Washington DOT, 2004:

"Various studies have been performed over the years on Stevens Pass capacity. While with BN in 1994, MLM personnel utilized model simulation, as part of the analysis that ultimately justified reopening Stampede Pass, to analyze maximum operating capabilities over Stevens Pass. The primary geographical feature of the route is the nearly 8-mile long Cascade Tunnel. Due to its length the tunnel must be flushed behind every train that operates through it.

"The prevailing grade approaching the tunnel is 2.2% eastbound to the west portal and 1.7% through the tunnel to near the east Portal. Consequently, the time required for eastbound trains to traverse the tunnel, including flushing time behind the train, can be up to 55 minutes. Westbound trains, predominantly moving on a descending grade through the tunnel at track speed, essentially act as a “plunger”, forcing air ahead of the train and minimizing flu***imes. The tunnel can be cleared for the next movement behind a westbound train in approximately 25 minutes. Maximum speed for freight trains in either direction is 25-MPH. The various analyses previously performed (some of which have been performed by MLM and HDR personnel) have generally concluded that sustainable capacity through the tunnel is about 28-trains/day, given a relatively even split between eastbound and westbound trains, with surge capability to 30 to 31 trains/day under specific conditions."

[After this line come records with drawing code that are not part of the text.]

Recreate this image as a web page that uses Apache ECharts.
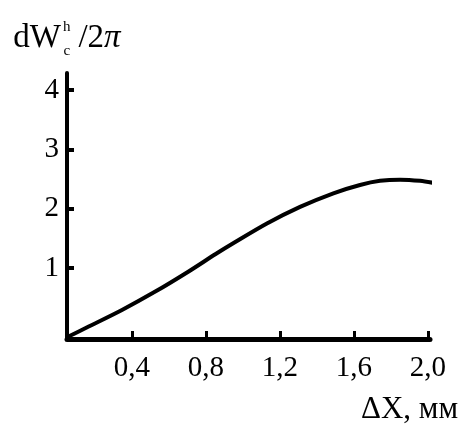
<!DOCTYPE html>
<html>
<head>
<meta charset="utf-8">
<script src="https://cdn.jsdelivr.net/npm/echarts@6/dist/echarts.min.js"></script>
<style>html,body{margin:0;padding:0;background:#fff}#c{width:465px;height:435px}</style>
</head>
<body>
<div id="c"></div>
<script>
// Data
const curveX = [0.05, 0.167, 0.347, 0.527, 0.707, 0.851, 0.950, 1.130, 1.309, 1.489, 1.633, 1.741, 1.849, 1.957, 2.038];
const curveY = [-0.17, 0.01, 0.29, 0.60, 0.94, 1.23, 1.42, 1.75, 2.03, 2.26, 2.40, 2.47, 2.49, 2.47, 2.43];
const xTickValues = [0.4, 0.8, 1.2, 1.6, 2.0];
const xTickLabels = ['0,4', '0,8', '1,2', '1,6', '2,0'];
const yTickValues = [1, 2, 3, 4];
const yTickLabels = ['1', '2', '3', '4'];

const FONT = 'Liberation Serif';
const chart = echarts.init(document.getElementById('c'), null, {renderer: 'canvas'});
chart.setOption({
  backgroundColor: '#fff',
  animation: false,
  grid: {left: 67, right: 35, top: 73, bottom: 96, containLabel: false, outerBoundsMode: 'none'},
  xAxis: {
    type: 'value', min: 0.05, max: 2.011,
    name: 'ΔX, мм', nameLocation: 'end', nameGap: 28,
    nameTextStyle: {fontFamily: FONT, fontSize: 31, color: '#000', align: 'right', verticalAlign: 'top', padding: [55, 0, 0, 0]},
    axisLine: {show: true, onZero: false, lineStyle: {color: '#000', width: 5}},
    axisTick: {show: true, inside: true, length: 8, customValues: xTickValues, lineStyle: {color: '#000', width: 3}},
    axisLabel: {customValues: xTickValues, margin: 15, fontFamily: FONT, fontSize: 29, color: '#000',
      formatter: v => { const i = xTickValues.findIndex(t => Math.abs(t - v) < 1e-6); return i >= 0 ? xTickLabels[i] : ''; }},
    splitLine: {show: false}
  },
  yAxis: {
    type: 'value', min: -0.2, max: 4.29,
    name: '{b|dW}{sup|h}{sub|c}{b| /2}{pi|π}', nameLocation: 'end', nameGap: 14,
    nameTextStyle: {
      align: 'center', color: '#000',
      rich: {
        b: {fontFamily: FONT, fontSize: 33, color: '#000'},
        pi: {fontFamily: FONT, fontSize: 33, fontStyle: 'italic', color: '#000'},
        sup: {fontFamily: FONT, fontSize: 15, color: '#000', padding: [0, 0, 22, 2]},
        sub: {fontFamily: FONT, fontSize: 15, color: '#000', padding: [26, 0, 0, -7]}
      }
    },
    axisLine: {show: true, onZero: false, lineStyle: {color: '#000', width: 4}},
    axisTick: {show: true, inside: true, length: 7, customValues: yTickValues, lineStyle: {color: '#000', width: 4}},
    axisLabel: {customValues: yTickValues, margin: 8, fontFamily: FONT, fontSize: 29, color: '#000',
      formatter: v => { const i = yTickValues.findIndex(t => Math.abs(t - v) < 1e-6); return i >= 0 ? yTickLabels[i] : ''; }},
    splitLine: {show: false}
  },
  series: [{
    type: 'line', smooth: 0.3, symbol: 'none', clip: false,
    data: curveX.map((x, i) => [x, curveY[i]]),
    lineStyle: {color: '#000', width: 4}
  }]
});
</script>
</body>
</html>
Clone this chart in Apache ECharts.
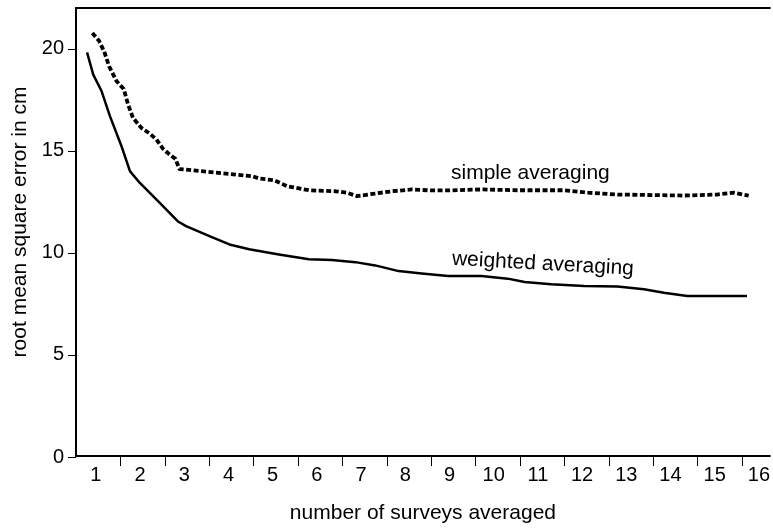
<!DOCTYPE html>
<html>
<head>
<meta charset="utf-8">
<script src="https://cdn.jsdelivr.net/npm/echarts@6/dist/echarts.min.js"></script>
<style>html,body{margin:0;padding:0;background:#fff}#c{width:773px;height:529px}</style>
</head>
<body>
<div id="c"></div>
<script>
// Tick labels (number of surveys averaged) and y tick labels
var xTickLabels = [1,2,3,4,5,6,7,8,9,10,11,12,13,14,15,16];
var yTickLabels = [0,5,10,15,20];

// simple averaging (dashed): x positions and values
var simpleX = [0.92,1.07,1.19,1.30,1.47,1.63,1.73,1.84,2.03,2.22,2.37,2.52,2.67,2.80,2.89,3.00,4.54,4.69,5.03,5.33,5.82,6.42,6.68,6.91,7.32,7.70,8.15,8.60,8.97,9.72,10.55,11.23,11.60,12.13,12.80,14.30,15.05,15.43,15.77];
var simpleY = [20.77,20.39,19.85,19.13,18.40,18.02,17.25,16.60,16.11,15.83,15.54,15.08,14.80,14.59,14.09,14.07,13.74,13.63,13.54,13.25,13.05,13.00,12.93,12.76,12.89,13.00,13.09,13.04,13.04,13.09,13.05,13.05,13.05,12.93,12.84,12.79,12.84,12.93,12.79];

// weighted averaging (solid)
var weightedX = [0.80,0.94,1.13,1.32,1.58,1.77,1.99,2.44,2.85,3.04,3.57,4.02,4.47,5.14,5.82,6.34,6.87,7.32,7.85,8.37,8.97,9.72,10.32,10.70,11.30,12.05,12.80,13.40,13.85,14.38,15.73];
var weightedY = [19.82,18.73,17.91,16.68,15.21,13.99,13.42,12.44,11.53,11.29,10.80,10.39,10.15,9.90,9.66,9.62,9.52,9.36,9.08,8.96,8.84,8.84,8.71,8.54,8.43,8.35,8.32,8.19,8.02,7.86,7.86];

var seriesNames = ['simple averaging','weighted averaging'];
var xName = 'number of surveys averaged';
var yName = 'root mean square error in cm';

function pairs(xs, ys){ return xs.map(function(x,i){ return [x, ys[i]]; }); }

var FONT = '"Liberation Sans", Arial, Helvetica, sans-serif';
var chart = echarts.init(document.getElementById('c'), null, {renderer:'canvas'});

// layout of the plot box
var L = 76, R = 0, T = 8, B = 72, W = 773;
var xMin = 0.55, xMax = 16.248, yMax = 22;
var pxPerX = (W - L - R) / (xMax - xMin);
var plotH = 529 - T - B;
var top20 = T + plotH * (yMax - 20) / yMax;          // where y = 20 sits
var tickLeft = L + (1.55 - xMin) * pxPerX;          // separators between labels
var tickRight = W - (L + (15.55 - xMin) * pxPerX);

chart.setOption({
  animation: false,
  backgroundColor: '#fff',
  textStyle: {fontFamily: FONT},
  grid: [
    {left: L, right: R, top: T, bottom: B},
    {left: L, right: R, top: top20, bottom: B},
    {left: tickLeft, right: tickRight, top: T, bottom: B}
  ],
  xAxis: [{
    gridIndex: 0, type: 'value', position: 'bottom', min: xMin, max: xMax, minInterval: 1, maxInterval: 1, splitNumber: 16,
    name: xName, nameLocation: 'middle', nameGap: 47,
    nameTextStyle: {fontSize: 21, color: '#000', fontFamily: FONT},
    axisLine: {show: true, lineStyle: {color: '#000', width: 2}},
    axisTick: {show: false},
    splitLine: {show: false},
    axisLabel: {fontSize: 20, color: '#000', fontFamily: FONT, margin: 9,
      showMinLabel: false, showMaxLabel: false,
      formatter: function(v){ var r = Math.round(v*1000)/1000; return xTickLabels.indexOf(r) >= 0 ? String(r) : ''; }}
  }, {
    gridIndex: 1, type: 'value', show: false, min: 0, max: 1
  }, {
    gridIndex: 2, type: 'value', min: 1, max: 15, interval: 1,
    axisLine: {show: false},
    axisTick: {show: true, length: 9, lineStyle: {color: '#000', width: 1}},
    axisLabel: {show: false}, splitLine: {show: false}
  }, {
    gridIndex: 0, type: 'value', position: 'top', min: xMin, max: xMax,
    axisLine: {show: true, lineStyle: {color: '#000', width: 2}},
    axisTick: {show: false}, axisLabel: {show: false}, splitLine: {show: false}
  }],
  yAxis: [{
    gridIndex: 0, type: 'value', min: 0, max: yMax, interval: 5,
    name: yName, nameLocation: 'middle', nameGap: 45,
    nameTextStyle: {fontSize: 21, color: '#000', fontFamily: FONT, padding: [0,0,0,20]},
    axisLine: {show: true, lineStyle: {color: '#000', width: 2}},
    axisTick: {show: false},
    splitLine: {show: false},
    axisLabel: {show: false}
  }, {
    gridIndex: 1, type: 'value', min: 0, max: 20, interval: 5,
    axisLine: {show: false},
    axisTick: {show: true, length: 8, lineStyle: {color: '#000', width: 1}},
    splitLine: {show: false},
    axisLabel: {fontSize: 20, color: '#000', fontFamily: FONT, margin: 12,
      formatter: function(v){ return yTickLabels.indexOf(v) >= 0 ? String(v) : ''; }}
  }, {
    gridIndex: 2, type: 'value', show: false, min: 0, max: 1
  }],
  series: [{
    name: seriesNames[0], type: 'line', xAxisIndex: 0, yAxisIndex: 0, showSymbol: false, symbol: 'none',
    data: pairs(simpleX, simpleY),
    lineStyle: {color: '#000', width: 3.8, type: [5, 2.5], cap: 'butt', join: 'round'}
  }, {
    name: seriesNames[1], type: 'line', xAxisIndex: 0, yAxisIndex: 0, showSymbol: false, symbol: 'none',
    data: pairs(weightedX, weightedY),
    lineStyle: {color: '#000', width: 2.5, type: 'solid', join: 'round'}
  }],
  graphic: [{
    type: 'text', x: 451, y: 173,
    style: {text: seriesNames[0], fill: '#000', font: '21px ' + FONT, textAlign: 'left', textVerticalAlign: 'middle'}
  }, {
    type: 'text', x: 452, y: 259, rotation: -0.055,
    style: {text: seriesNames[1], fill: '#000', font: '21px ' + FONT, textAlign: 'left', textVerticalAlign: 'middle'}
  }]
});
</script>
</body>
</html>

Analysis MLM performed for POS and POT in mid-2002 indicated that BNSF was operating an average of approximately 20 trains/day through Stevens Pass, with peak day train volumes of about 24-trains/day. MLM and HDR do not believe those volumes have changed a great deal from 2002. Consequently, we believe BNSF has room to add 4 to 8 trains/day on the route before reaching volumes that will begin to tax the capacity of the route. Opinion on the capacity limitations of the route have generally focused on the tunnel as the primary limiting factor.

"During the analyses performed at BN in 1994, however, model simulation revealed that the grade and geography on both sides of the tunnel were equally important factors in limiting throughput volumes, particularly the eastbound ascending grade between Skykomish and Scenic. This segment, a distance of 13 miles between meet/pass sidings, is on a 2.2% ascending grade. The grade continues eastward from Scenic through most of the length of the tunnel. Consequently, eastbound trains traverse approximately 20 miles of 1.7% to 2.2% ascending grade with Scenic as the only location for meet/pass capability between Skykomish and Berne (just east of the eastern portal of the tunnel).

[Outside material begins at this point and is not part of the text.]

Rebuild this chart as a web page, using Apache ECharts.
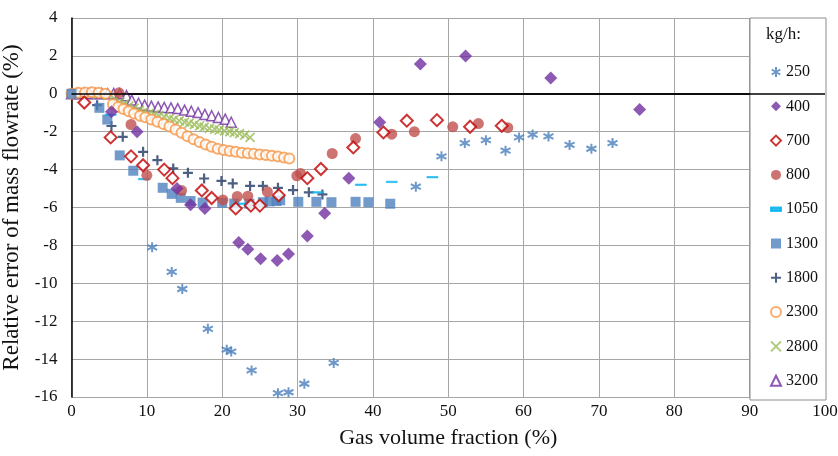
<!DOCTYPE html>
<html><head><meta charset="utf-8">
<script src="https://cdn.jsdelivr.net/npm/echarts@6/dist/echarts.min.js"></script>
<style>html,body{margin:0;padding:0;background:#fff}#c{width:838px;height:456px}</style>
</head><body><div id="c"></div>
<script>
const xTicks = [0,10,20,30,40,50,60,70,80,90,100];
const yTicks = [-16,-14,-12,-10,-8,-6,-4,-2,0,2,4];
const seriesNames = ['250','400','700','800','1050','1300','1800','2300','2800','3200'];

const x250 = [10.7,13.3,14.7,18.1,20.6,21.2,23.9,27.4,28.8,30.9,34.8,45.7,49.1,52.2,55.0,57.6,59.4,61.2,63.3,66.1,69.0,71.8];
const y250 = [-8.1,-9.4,-10.3,-12.4,-13.5,-13.6,-14.6,-15.8,-15.75,-15.3,-14.2,-4.9,-3.3,-2.6,-2.45,-3.0,-2.3,-2.15,-2.25,-2.7,-2.9,-2.6];

const x400 = [5.3,8.7,14.0,15.8,17.7,22.2,23.4,25.1,27.3,28.8,31.3,33.6,36.8,40.9,46.3,52.3,63.6,75.4];
const y400 = [-0.95,-2.0,-5.0,-5.85,-6.05,-7.85,-8.2,-8.7,-8.8,-8.45,-7.5,-6.3,-4.45,-1.5,1.57,2.0,0.83,-0.83];

const x700 = [1.7,5.2,7.9,9.5,12.3,13.4,17.3,18.6,21.8,23.8,25.0,27.5,31.3,33.1,37.4,41.4,44.5,48.5,52.9,57.1];
const y700 = [-0.46,-2.3,-3.3,-3.77,-4.0,-4.45,-5.1,-5.5,-6.05,-5.9,-5.9,-5.35,-4.45,-3.97,-2.83,-2.04,-1.42,-1.39,-1.74,-1.69];

const x800 = [6.3,7.9,10.0,14.6,20.1,22.0,23.4,26.0,29.9,30.4,34.6,37.7,42.5,45.5,50.6,54.0,57.9];
const y800 = [0.05,-1.62,-4.3,-5.1,-5.6,-5.42,-5.4,-5.17,-4.33,-4.2,-3.15,-2.36,-2.13,-2.0,-1.74,-1.57,-1.79];

const x1050 = [5.2,9.6,22.4,32.7,38.4,42.5,47.9];
const y1050 = [-1.1,-4.5,-5.8,-5.2,-4.8,-4.65,-4.4];

const x1300 = [0,3.7,4.75,6.4,8.2,12.1,13.3,14.5,15.8,17.4,20.0,21.6,23.6,25.4,26.3,27.2,27.7,30.1,32.5,34.5,37.7,39.4,42.3];
const y1300 = [0,-0.74,-1.36,-3.25,-4.06,-4.96,-5.28,-5.49,-5.66,-5.74,-5.75,-5.79,-5.8,-5.72,-5.68,-5.66,-5.62,-5.7,-5.7,-5.72,-5.7,-5.72,-5.8];

const x1800 = [3.4,5.3,6.8,9.5,11.4,13.5,15.45,17.6,19.9,21.4,23.7,25.4,27.4,29.4,31.5,33.3];
const y1800 = [-0.6,-1.7,-2.27,-3.06,-3.5,-3.94,-4.17,-4.47,-4.6,-4.73,-4.86,-4.86,-4.96,-5.08,-5.2,-5.31];

const x2300 = [0,0.9,1.8,2.7,3.6,4.5,5.5,6.2,6.9,7.6,8.3,9.1,9.8,10.6,11.4,12.2,13.0,13.8,14.6,15.4,16.2,17.0,17.8,18.6,19.4,20.2,21.0,21.8,22.6,23.4,24.2,25.0,25.8,26.6,27.4,28.2,28.9];
const y2300 = [0,0.05,0.07,0.08,0.06,0,-0.55,-0.7,-0.8,-0.92,-1.04,-1.16,-1.24,-1.35,-1.47,-1.6,-1.72,-1.88,-2.05,-2.24,-2.4,-2.55,-2.68,-2.8,-2.9,-2.97,-3.02,-3.06,-3.11,-3.14,-3.17,-3.2,-3.23,-3.27,-3.31,-3.36,-3.42];

const x2800 = [0,1.2,2.4,3.6,4.8,5.8,6.4,7.0,7.6,8.3,9.0,9.6,10.3,11.0,11.6,12.3,13.0,13.6,14.3,15.0,15.6,16.3,17.0,17.6,18.3,19.0,19.6,20.3,21.0,21.6,22.3,23.0,23.7];
const y2800 = [0,0,-0.02,0,-0.1,-0.3,-0.45,-0.55,-0.65,-0.75,-0.86,-0.95,-1.03,-1.1,-1.16,-1.22,-1.3,-1.36,-1.43,-1.5,-1.56,-1.62,-1.69,-1.76,-1.82,-1.87,-1.92,-1.96,-2.0,-2.05,-2.1,-2.18,-2.3];

const x3200 = [0,0.8,1.6,2.4,3.2,4.0,4.8,5.6,6.4,7.3,8.0,8.9,9.7,10.6,11.5,12.3,13.2,14.1,15.0,15.9,16.8,17.7,18.6,19.5,20.4,21.2];
const y3200 = [0,0,0.02,0.02,0,0.02,0,0.02,0,-0.1,-0.33,-0.5,-0.6,-0.65,-0.69,-0.72,-0.74,-0.78,-0.86,-0.92,-0.99,-1.09,-1.16,-1.25,-1.34,-1.5];

const zip = (xs, ys) => xs.map((v, i) => [v, ys[i]]);
const FONT = 'Liberation Serif';

const styles = {
  '250':  {symbol:'path://M5,0 L5,10 M0.7,2.5 L9.3,7.5 M0.7,7.5 L9.3,2.5', symbolSize:10, itemStyle:{color:'rgba(0,0,0,0)', borderColor:'#4a7ebb', borderWidth:2}},
  '400':  {symbol:'diamond', symbolSize:13, itemStyle:{color:'#7030a0'}},
  '700':  {symbol:'diamond', symbolSize:12, itemStyle:{color:'#fff', borderColor:'#c00000', borderWidth:2}},
  '800':  {symbol:'circle', symbolSize:11, itemStyle:{color:'#c0504d'}},
  '1050': {symbol:'path://M0,0 L10,0 L10,3.6 L0,3.6 Z', symbolSize:[11,4], symbolKeepAspect:true, itemStyle:{color:'#00b0f0', borderColor:'#00b0f0', borderWidth:0.6}},
  '1300': {symbol:'rect', symbolSize:10, itemStyle:{color:'#4f81bd'}},
  '1800': {symbol:'path://M5,0 L5,10 M0,5 L10,5', symbolSize:10, itemStyle:{color:'rgba(0,0,0,0)', borderColor:'#1f3864', borderWidth:2.2}},
  '2300': {symbol:'circle', symbolSize:10, itemStyle:{color:'#fff', borderColor:'#f79646', borderWidth:2}},
  '2800': {symbol:'path://M0,0 L10,10 M0,10 L10,0', symbolSize:9, itemStyle:{color:'rgba(0,0,0,0)', borderColor:'#9bbb59', borderWidth:1.8}},
  '3200': {symbol:'triangle', symbolSize:10, itemStyle:{color:'#fff', borderColor:'#7030a0', borderWidth:1.5}}
};
const dataMap = {
  '250': zip(x250,y250), '400': zip(x400,y400), '700': zip(x700,y700), '800': zip(x800,y800),
  '1050': zip(x1050,y1050), '1300': zip(x1300,y1300), '1800': zip(x1800,y1800),
  '2300': zip(x2300,y2300), '2800': zip(x2800,y2800), '3200': zip(x3200,y3200)
};

const drawOrder = ['3200','2800','2300','1800','1300','1050','800','700','400','250'];
const series = drawOrder.map((n) => Object.assign({
  name: n, type: 'scatter', data: dataMap[n], z: 2,
  emphasis: {disabled: true}
}, styles[n]));
series.push({
  name: 'zero', type: 'line', data: [], z: 1,
  markLine: {silent: true, symbol: 'none', label: {show: false},
    lineStyle: {color: '#000', width: 1.6, type: 'solid'},
    data: [{yAxis: 0}]}
});

const chart = echarts.init(document.getElementById('c'), null, {renderer: 'canvas'});
chart.setOption({
  animation: false,
  backgroundColor: '#fff',
  grid: {left: 71.5, right: 13, top: 18, bottom: 59, containLabel: false, outerBoundsMode: 'none'},
  xAxis: {
    type: 'value', min: xTicks[0], max: xTicks[xTicks.length-1], interval: 10,
    name: 'Gas volume fraction (%)', nameLocation: 'middle', nameGap: 30,
    nameTextStyle: {fontFamily: FONT, fontSize: 22, color: '#111'},
    axisLine: {lineStyle: {color: '#000', width: 1.5}},
    axisTick: {show: false},
    axisLabel: {fontFamily: FONT, fontSize: 17, color: '#111', margin: 6},
    splitLine: {show: true, lineStyle: {color: '#a6a6a6', width: 1}}
  },
  yAxis: {
    type: 'value', min: yTicks[0], max: yTicks[yTicks.length-1], interval: 2,
    name: 'Relative error of mass flowrate (%)', nameLocation: 'middle', nameGap: 42,
    nameTextStyle: {fontFamily: FONT, fontSize: 23, color: '#111'},
    axisLine: {show: true, onZero: false, lineStyle: {color: '#000', width: 1.5}},
    axisTick: {show: false},
    axisLabel: {fontFamily: FONT, fontSize: 17, color: '#111', margin: 14},
    splitLine: {show: true, lineStyle: {color: '#a6a6a6', width: 1}}
  },
  legend: {
    data: seriesNames, orient: 'vertical', left: 765, top: 59,
    itemWidth: 10, itemHeight: 10, itemGap: 18.3, z: 10,
    textStyle: {fontFamily: FONT, fontSize: 16, color: '#111', lineHeight: 16},
    selectedMode: false
  },
  graphic: [
    {type: 'rect', z: 5, shape: {x: 750, y: 18, width: 76, height: 382},
     style: {fill: '#fff', stroke: '#8c8c8c', lineWidth: 1}},
    {type: 'text', z: 10, left: 766, top: 26,
     style: {text: 'kg/h:', font: '17px "Liberation Serif"', fill: '#111'}}
  ],
  series: series
});
</script></body></html>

"Due to the geography, adding additional main line track or meet/pass sidings would be problematical at best as the right of way predominantly sits on a shelf above the Skykomish River, with a sheer rock wall on the other side. To test the impact of the segment between Skykomish and Scenic during the model simulation analysis in 1994, trains were “free-flowed” through the tunnel as if there were no requirements for tunnel flushing. That analysis determined that free-flowing the tunnel under the same train operating scenarios did not increase overall throughput on the route, indicating that the long, single track eastbound segment on ascending grade is as much of a limiting factor for maximum throughput as is the tunnel itself.

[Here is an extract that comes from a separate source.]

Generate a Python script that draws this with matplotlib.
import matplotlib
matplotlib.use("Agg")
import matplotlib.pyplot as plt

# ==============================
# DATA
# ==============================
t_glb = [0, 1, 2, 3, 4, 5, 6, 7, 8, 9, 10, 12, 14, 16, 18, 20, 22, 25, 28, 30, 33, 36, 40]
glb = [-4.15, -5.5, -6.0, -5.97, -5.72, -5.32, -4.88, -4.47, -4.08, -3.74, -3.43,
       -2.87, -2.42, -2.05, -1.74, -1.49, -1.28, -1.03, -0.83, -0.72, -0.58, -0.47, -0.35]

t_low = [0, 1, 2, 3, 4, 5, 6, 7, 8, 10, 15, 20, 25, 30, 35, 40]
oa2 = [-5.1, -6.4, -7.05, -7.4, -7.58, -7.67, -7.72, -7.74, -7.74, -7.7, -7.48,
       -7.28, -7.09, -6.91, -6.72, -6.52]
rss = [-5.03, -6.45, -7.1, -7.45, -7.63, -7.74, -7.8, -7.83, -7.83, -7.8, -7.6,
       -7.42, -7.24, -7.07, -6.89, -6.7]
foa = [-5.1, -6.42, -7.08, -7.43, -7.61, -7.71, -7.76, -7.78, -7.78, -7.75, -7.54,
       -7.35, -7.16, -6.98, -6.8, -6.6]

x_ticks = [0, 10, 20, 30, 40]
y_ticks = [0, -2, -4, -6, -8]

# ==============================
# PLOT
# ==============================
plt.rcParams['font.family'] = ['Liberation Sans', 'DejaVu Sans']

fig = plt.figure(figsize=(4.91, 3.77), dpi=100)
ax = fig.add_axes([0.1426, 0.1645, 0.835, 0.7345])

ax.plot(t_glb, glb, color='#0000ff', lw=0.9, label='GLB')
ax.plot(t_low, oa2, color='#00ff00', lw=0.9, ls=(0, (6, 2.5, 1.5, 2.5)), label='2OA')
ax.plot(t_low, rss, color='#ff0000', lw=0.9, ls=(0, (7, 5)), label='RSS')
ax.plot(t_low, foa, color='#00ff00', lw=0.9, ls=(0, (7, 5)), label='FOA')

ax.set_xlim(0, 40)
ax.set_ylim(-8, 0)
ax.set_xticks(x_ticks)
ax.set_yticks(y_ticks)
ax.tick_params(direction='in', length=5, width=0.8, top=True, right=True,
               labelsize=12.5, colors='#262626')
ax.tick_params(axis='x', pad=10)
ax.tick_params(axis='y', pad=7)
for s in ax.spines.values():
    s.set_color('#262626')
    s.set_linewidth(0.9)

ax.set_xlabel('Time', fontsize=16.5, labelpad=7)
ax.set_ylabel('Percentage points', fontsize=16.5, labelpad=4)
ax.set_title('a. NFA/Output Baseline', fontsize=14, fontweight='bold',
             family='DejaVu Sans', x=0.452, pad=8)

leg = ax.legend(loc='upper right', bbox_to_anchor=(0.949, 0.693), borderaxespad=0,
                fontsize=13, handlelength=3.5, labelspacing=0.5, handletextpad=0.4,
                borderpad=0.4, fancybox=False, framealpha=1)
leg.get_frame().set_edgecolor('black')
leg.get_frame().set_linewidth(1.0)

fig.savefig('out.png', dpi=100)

"This was verified in the 1994 report performed by HDR personnel."

Electrification to solve tunnel exhaust evacuation limitations would be a complete waste of time from the standpoint of adding capacity to the route.

Best regards, Michael Sol

Several miscellaneous thoughts...

First, Chad, don't be hurt -- you have some good ideas. Some of us need to remember that, if we have better knowledge or experience in some areas, we need to teach, not belittle. There are very few folks on this forum from whom I have not learned something; conversely, I hope that I have helped some others learn something, too.

The electrification idea is intriguing. The problems have, I think, been covered pretty well in some of the respones, though. In most areas where electrification has been done in the US, it is worth noting that the electrification almost always stretched from one crew/engine terminal to another. Thus -- in those days -- a train would come in from somewhere, and both the engine(s) and crew would be changed to electric for the service to beyond the problem area, where they would change back. But, and it is a big but, also in those days almost all trains used home power. Further, that home power was really home -- a given engine would spend all its useful life, in many cases, operating out of one terminal, sometimes with just one crew. Today, most engines run through from somewhere over the horizon in both directions: the motive power is not uncoupled from the train except at terminals. Thus what made operating sense, or at least didn't get in the way, in the old days of steam just doesn't any more.

Last thought -- lot of talk about GN, but let's not forget the Milwaukee Road operations!

For all intents and purposes diesels dont lose power at altitiude. How ever cooling that hot engine thats climbing the mountain is a different issue.[xx(]

Which tunnel between Michigan and Ontario had electrics ? Was it the NYC tunnel at Detroit or the CN tunnel from Sarnia to Port Huron ? Or both ?
Ventilation was the reason the BC Rail Tumbler line was electrified. Those two tunnels were 29,570' and 19,536'.